A day after the presentation of the Budget, JB Mohapatra, chairman of the Central Board of Direct Taxes (CBDT), said the department had been closely studying the cryptocurrency sector, and expressed confidence that the taxman will be able to track and tax income from digital assets. He also made it clear that the department does not concern itself with legality. In conversation with Arup Roychoudhury and Asit Ranjan Mishra, Mohapatra said there has been demand from the industry to streamline capital gains taxes and that could happen, going ahead. Edited excerpts:
The major announcement was tax on income from crypto and other related digital asset transactions. While formulating this, did the income tax department have any data of how big the sector is?

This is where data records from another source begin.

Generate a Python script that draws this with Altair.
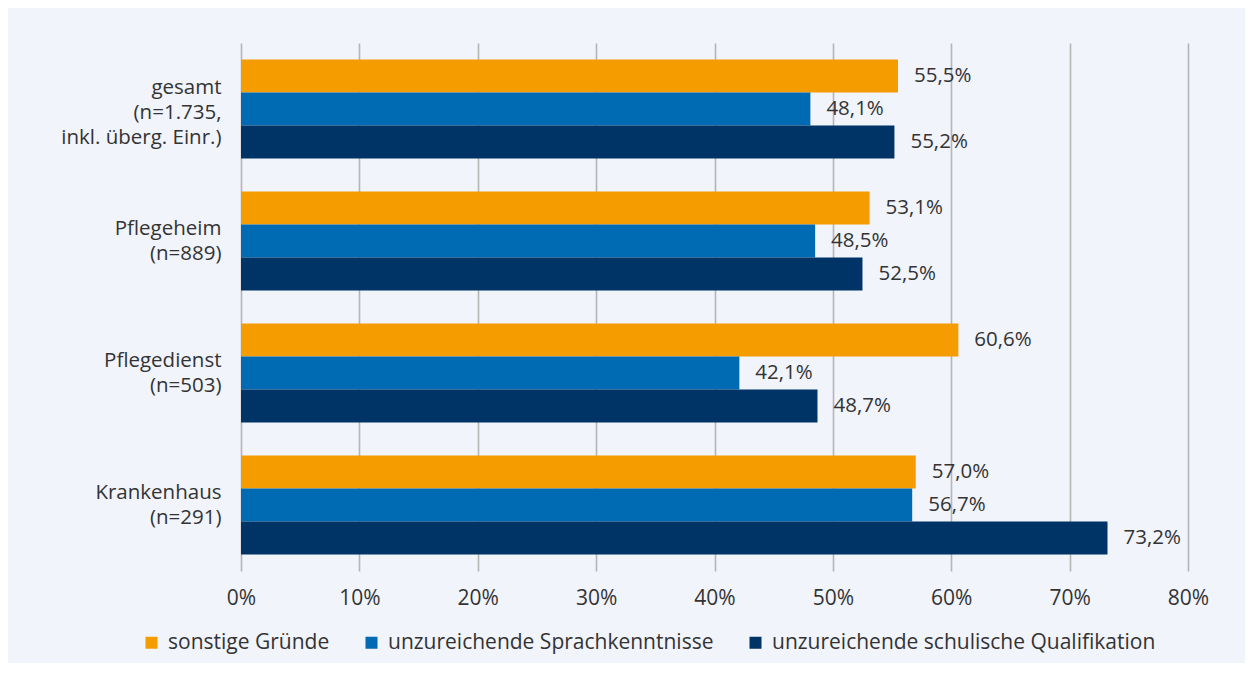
import altair as alt
import pandas as pd

categories = [
    "gesamt\n(n=1.735,\ninkl. überg. Einr.)",
    "Pflegeheim\n(n=889)",
    "Pflegedienst\n(n=503)",
    "Krankenhaus\n(n=291)",
]
series = [
    "sonstige Gründe",
    "unzureichende Sprachkenntnisse",
    "unzureichende schulische Qualifikation",
]
sonstige = [55.5, 53.1, 60.6, 57.0]
sprache = [48.1, 48.5, 42.1, 56.7]
schule = [55.2, 52.5, 48.7, 73.2]
colors = ["#f59c00", "#006ab3", "#003366"]
x_ticks = [0, 10, 20, 30, 40, 50, 60, 70, 80]

rows = []
for vals, s in zip([sonstige, sprache, schule], series):
    for c, v in zip(categories, vals):
        rows.append({"Kategorie": c, "Serie": s, "Wert": v,
                     "Label": f"{v:.1f}".replace(".", ",") + "%"})
df = pd.DataFrame(rows)

FONT = "Open Sans"
FS = 21
TXT = "#333333"

y_enc = alt.Y("Kategorie:N", sort=categories, title=None,
              scale=alt.Scale(paddingInner=0.25, paddingOuter=0.125),
              axis=alt.Axis(domain=False, ticks=False, labelFontSize=20.5,
                            labelColor=TXT, labelFont=FONT, labelPadding=20,
                            labelLineHeight=25, labelLimit=300,
                            labelOffset={"condition": {"test": "indexof(datum.value, 'gesamt') >= 0",
                                                       "value": -21},
                                         "value": -12.5},
                            labelExpr="split(datum.label, '\\n')"))
yoff = alt.YOffset("Serie:N", sort=series, scale=alt.Scale(paddingInner=0, paddingOuter=0))
x_enc = alt.X("Wert:Q", title=None,
              scale=alt.Scale(domain=[0, 80], nice=False, zero=True),
              axis=alt.Axis(values=x_ticks, domain=False, ticks=False, grid=True,
                            gridColor="#b5b5b5", gridWidth=1.6, labelFlush=False,
                            labelFontSize=FS, labelColor=TXT, labelFont=FONT,
                            labelPadding=16, labelExpr="datum.value + '%'"))

bars = alt.Chart(df).mark_bar().encode(
    x=x_enc,
    y=y_enc,
    yOffset=yoff,
    color=alt.Color("Serie:N", sort=series,
                    scale=alt.Scale(domain=series, range=colors),
                    legend=alt.Legend(title=None, orient="none", legendX=-100, legendY=589,
                                      direction="horizontal", symbolType="square",
                                      symbolSize=144, symbolStrokeWidth=0,
                                      labelFontSize=FS, labelFont=FONT, labelColor=TXT,
                                      labelLimit=600, columnPadding=31, labelOffset=6)),
)

texts = alt.Chart(df).mark_text(align="left", baseline="middle", dx=16,
                                fontSize=20.5, font=FONT, color=TXT).encode(
    x="Wert:Q",
    y=alt.Y("Kategorie:N", sort=categories),
    yOffset=alt.YOffset("Serie:N", sort=series),
    text="Label:N",
)

chart = alt.layer(bars, texts).properties(
    width=947, height=528,
    autosize=alt.AutoSizeParams(type="none"),
    padding={"left": 233, "top": 35, "right": 57, "bottom": 92},
    background="#f1f4fb",
).configure_view(stroke=None)

chart.save("out.html", embed_options={"renderer": "svg", "actions": False})
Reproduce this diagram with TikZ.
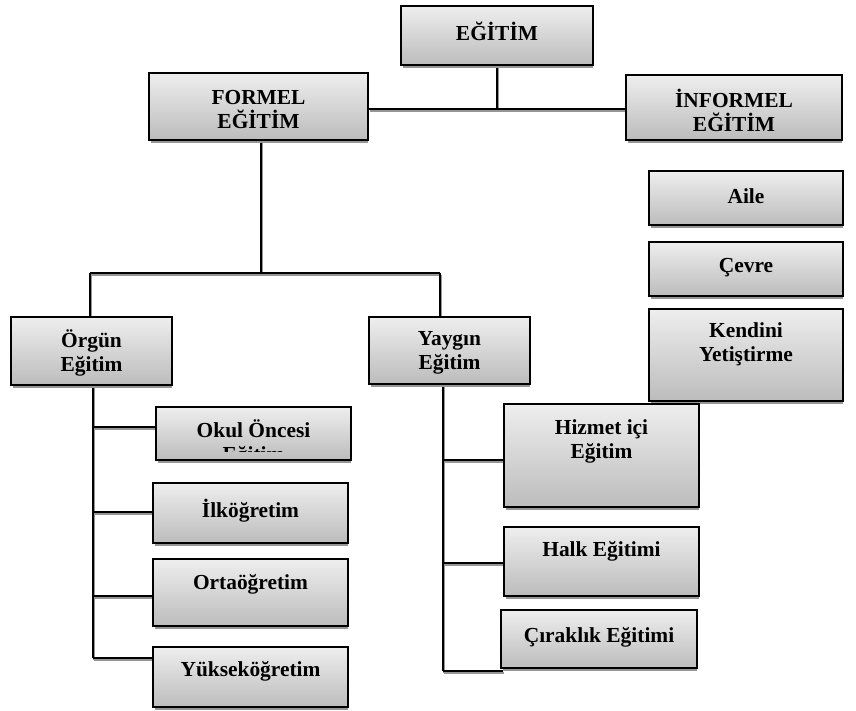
\documentclass[tikz,border=0pt]{standalone}
\usepackage{fontspec}
\setmainfont{Liberation Serif}
\usetikzlibrary{fit,backgrounds}
\definecolor{boxtop}{RGB}{238,238,238}
\definecolor{boxbot}{RGB}{188,188,188}
\definecolor{shadowgray}{RGB}{150,150,150}
\tikzset{
  boxshape/.style={draw=black, line width=1pt, top color=boxtop, bottom color=boxbot, inner sep=0pt},
  lbl/.style={font=\bfseries\fontsize{10.7}{12}\selectfont, align=center, inner sep=0pt},
  conn/.style={draw=black, line width=1pt},
}
\newcommand\mybox[5]{%
  \fill[shadowgray] (#2+2,#5) rectangle (#4,#5+3);
  \node[boxshape, fit={(#2,#3) (#4,#5)}] (#1) {};
}
\newcommand\allconnectors{%
  \draw[conn] (egitim.south) -- (jtop);
  \draw[conn] (formel.east |- jtop) -- (informel.west |- jtop);
  \draw[conn] (fs |- formel.south) -- (fs);
  \draw[conn] (sl) -- (sr);
  \draw[conn] (sl) -- (sl |- orgun.north);
  \draw[conn] (sr) -- (sr |- yaygin.north);
  \draw[conn] (ot |- orgun.south) -- (ob);
  \draw[conn] (o1) -- (o1 -| okul.west);
  \draw[conn] (o2) -- (o2 -| ilk.west);
  \draw[conn] (o3) -- (o3 -| orta.west);
  \draw[conn] (ob) -- (ob -| yuksek.west);
  \draw[conn] (yt |- yaygin.south) -- (yb);
  \draw[conn] (y1) -- (y1 -| hizmet.west);
  \draw[conn] (y2) -- (y2 -| halk.west);
  \draw[conn] (yb) -- (yb -| hizmet.west);
}
\begin{document}
\begin{tikzpicture}[x=0.5pt,y=-0.5pt]
\useasboundingbox (0,0) rectangle (856,711);
% boxes
\mybox{egitim}{401}{6}{593}{65}
\mybox{formel}{149}{73}{368}{140}
\mybox{informel}{626}{75}{842}{140}
\mybox{aile}{649}{171}{843}{225}
\mybox{cevre}{649}{242}{843}{296}
\mybox{kendini}{649}{309}{843}{401}
\mybox{orgun}{11}{317}{172}{385}
\mybox{yaygin}{369}{317}{530}{384}
\mybox{okul}{156}{407}{351}{460}
\mybox{ilk}{153}{483}{348}{543}
\mybox{orta}{153}{559}{348}{626}
\mybox{yuksek}{153}{647}{348}{707}
\mybox{hizmet}{504}{404}{699}{507}
\mybox{halk}{504}{527}{699}{596}
\mybox{cirak}{501}{610}{697}{668}
% texts
\node[lbl] (tegitim) at (497,31) {EĞİTİM};
\node[lbl] (tformel) at (258.5,110) {FORMEL\\EĞİTİM};
\node[lbl] (tinformel) at (734,110) {İNFORMEL\\EĞİTİM};
\node[lbl] (taile) at (746,196) {Aile};
\node[lbl] (tcevre) at (746,268) {Çevre};
\node[lbl] (tkendini) at (746,344) {Kendini\\Yetiştirme};
\node[lbl] (torgun) at (91.5,353) {Örgün\\Eğitim};
\node[lbl] (tyaygin) at (449.5,353) {Yaygın\\Eğitim};
\begin{scope}
  \clip (158,409) rectangle (349,451);
  \node[lbl] (tokul) at (253.5,443) {Okul Öncesi\\Eğitim};
\end{scope}
\node[lbl] (tilk) at (250.5,511) {İlköğretim};
\node[lbl] (torta) at (250.5,584) {Ortaöğretim};
\node[lbl] (tyuksek) at (250.5,671) {Yükseköğretim};
\node[lbl] (thizmet) at (601.5,441) {Hizmet içi\\Eğitim};
\node[lbl] (thalk) at (601.5,551) {Halk Eğitimi};
\node[lbl] (tcirak) at (599,637) {Çıraklık Eğitimi};
% junction coordinates
\coordinate (jtop) at (497,109);
\coordinate (fs) at (261,273);
\coordinate (sl) at (90,273);
\coordinate (sr) at (440,273);
\coordinate (ot) at (93,400);
\coordinate (o1) at (93,427);
\coordinate (o2) at (93,512);
\coordinate (o3) at (93,596);
\coordinate (ob) at (93,658);
\coordinate (yt) at (443,400);
\coordinate (y1) at (443,460);
\coordinate (y2) at (443,563);
\coordinate (yb) at (443,671);
\begin{scope}[on background layer]
  \begin{scope}[transform canvas={shift={(0.6pt,-1.1pt)}}, conn/.style={draw=shadowgray, line width=1pt}]
    \allconnectors
  \end{scope}
  \allconnectors
\end{scope}
\end{tikzpicture}
\end{document}
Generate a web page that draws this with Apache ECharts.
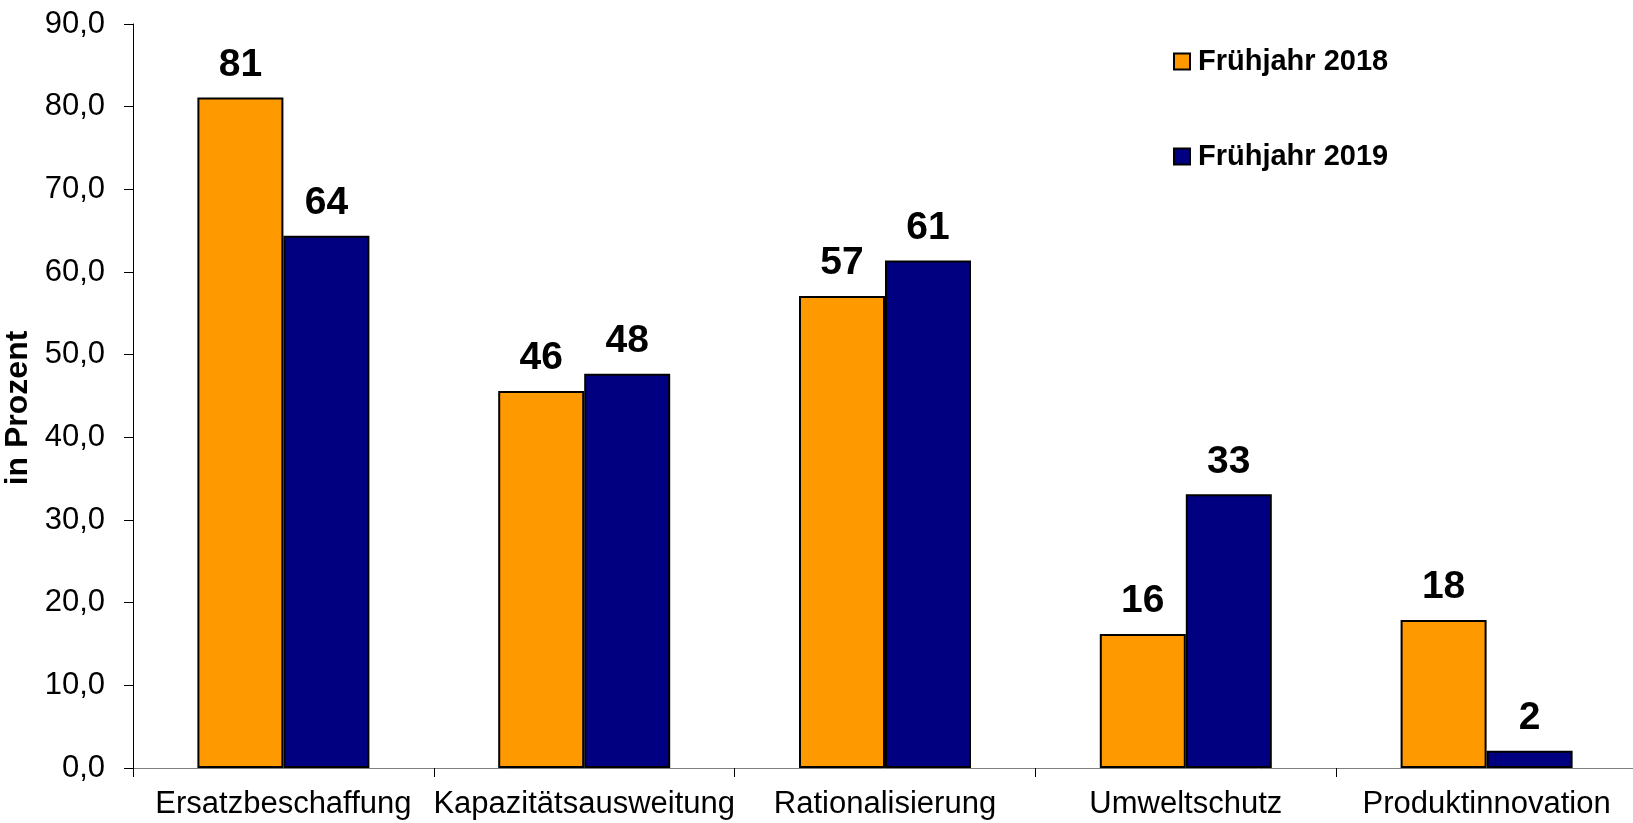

On digital assets, the income tax department has been working since 2017. It has been doing a lot of studies — real case studies of people dabbling in the crypto space. We now have sufficient working knowledge as to how the sector works, and in what manner surplus is being generated. We wanted to know the depth, penetration and the coverage of the sector. Roughly, there are 40 crypto exchanges. Out of 10 are significantly big exchanges, with turnover averaging around Rs 30,000 crore a year. While working out the various models, our department encountered 3-4 varieties. Namely, investors who would have invested a lot but would not be filing income tax returns. Also, investors who will file returns but will not declare surplus or deficit from crypto trade and investors who will declare profit or loss from crypto but there will be discrepancies in what they buy and sell. And the fourth category is when investors show it for the purpose of taxes but there is a whole lot of ambiguity among taxpayers, and even in the department, as to how it will be treated.
So the CBDT is confident it will be able to monitor crypto transactions?
Probably this is the first instance in the history of CBDT in which before the market could be regulated, the department has been mandated to get involved in taxation. Market will take time to get regulated. But the taxation part has been taken prior to the regulation part, which is all the better for us. The income tax department doesn’t look into the legality of a transaction. It only looks at the taxability. The department has great clarity and great conviction in this particular thing.
The Budget reduced surcharge on capital gains for consortiums and on transfer of assets. But the industry has been asking for an overall streamlining of capital gains tax.
It was not just this demand on capital gains. There were various other requests on relooking the whole capital gains tax structure, but probably this was not the year in which you could have had a relook. We did not try to do too many things with capital gains. Probably, there will be a better time in the coming year in which you can have a look at that.
How do you plan to monitor those assessees who may have miscalculated their liabilities and now have been given two additional years to file the returns?
There is a Section called 135A, which empowers the department to have verification. So, under that, we issued an e-Verification Scheme last year in which data from various sources are stored, analysed, processed and transmitted to the field to do proper inquiry. And, if still, dissatisfaction is there with regard to the reply of the assessee, then only reassessment is done at the level of the assessing officer. Suppose it takes two years, this two years is good enough for the taxpayer to realise that something has been omitted by him. He must file the return or if he has filed a return, he must correct it. It is applicable from April 1, 2022.